Cependant cette énergie concernant un système complètement isolé de l’extérieur reste constante, ce qui entraîna la recherche jusqu’à ce deuxième principe qui établit l’irréversibilité des phénomènes physiques et théorisa l’entropie ; puisqu’un système ne peut spontanément qu’aller vers un état de « désordre » croissant lors d’une transformation réelle, ainsi du matériau filmique ici à/en l’œuvre et de la perturbation non seulement des corps mais du matériau du film. On peut citer la conclusion de Kelvin, « il n’existe pas de moteur fonctionnant de manière cyclique à partir d’une seule source de chaleur. »
Et revenir au Boléro et à la danse dans la cuisine de Sur la Route de Madison qui, retenue par Charles Ritter, s’échauffe elle-aussi jusqu’à la suffocation finale. Quant à ce film originel, de et avec Clint Eastwood, il ne s’achève pas sur cet abandon amoureux puisque la femme éprise sacrifie cet amour que ses enfants ne découvrent qu’à sa mort ; elle abandonne le désordre. En effet, elle avoue, avec ses dernières volontés que durant l’absence de son mari et de ses enfants partis à une foire, dans sa région, le comté de Madison, elle a vécu un amour aussi intense qu’imprévu avec un photographe en « mission » pour le National Geographic.
Le Deuxième Principe de la Thermodynamique appliqué au mythe de l’Éternel retour garde le lieu si loin de ceux consacrés à l’idylle : la cuisine américaine des années 1960, qui ne manque de rien, ameublement en formica, boîtes de conserve colorées et post-it sur le réfrigérateur dodu : l’équilibre prêt à la distorsion. La femme accepte de se tourner, à l’invitation de l’homme, sans parole aucune ; elle s’est visiblement préparée pour lui, chignon soigné et robe blanche ample, mais sans se l’avouer, puisque ses chaussures plates à lanières ne se prêtent pas à la séduction. Debout, très vite approchés en plan rapproché poitrine, très vite se rapprochant, si nettement que même le bout de sa langue à elle se perçoit dans leur baiser.
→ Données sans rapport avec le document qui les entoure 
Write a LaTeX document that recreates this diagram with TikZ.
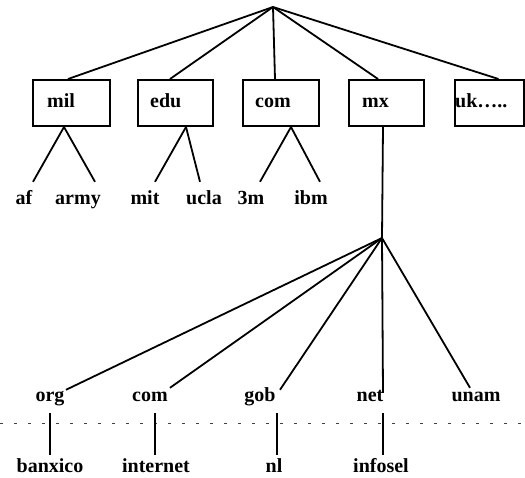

Du frottement naît la chaleur. Le gros plan ne cache rien de leur émotion partagée…Montée équivalente de la chaleur… Fondu au noir, la chambre, un tout autre mouvement, l’énergie porte…
Reste à prouver l’entropie, la montée du désordre, ce que dès la première image, Le Boléro exalte. Sa structure répétitive y participe, puisque le thème d’ouverture s’enflamme, en même temps que s’ajoutent d’autres instruments, en variante des timbres, et en un crescendo qui emporte jusqu’à la modulation finale, avec des percussions qui défont l’espace premier celui du calme, du sans travail.
La vidéo adopte cette montée : le thème, 1min40 nécessaire à la « connaissance amoureuse », est bousculé par des sautes qui deviennent sursauts, des rayures qui se multiplient, dont une en arc de cercle moins agressive mais très explicite… des pointes de lumière perturbent de plus en plus la lisibilité, alors que le flicker apporte au « désordre », à la perte d’information. Ensuite des flashes blancs, silences iconiques par excellence, augurent de divers teintages, d’abord distinguables jaune puis vert – analogiques aux divers timbres – puis en flicker quasiment mêlés, vert, rouge, vert… les instruments se mêlent selon le thème… lorsque l’amour se fait, tous les sens sont en œuvre, y compris lorsque cet amour est celui de la vidéo. Qui certes ne peut être qu’un éternel retour.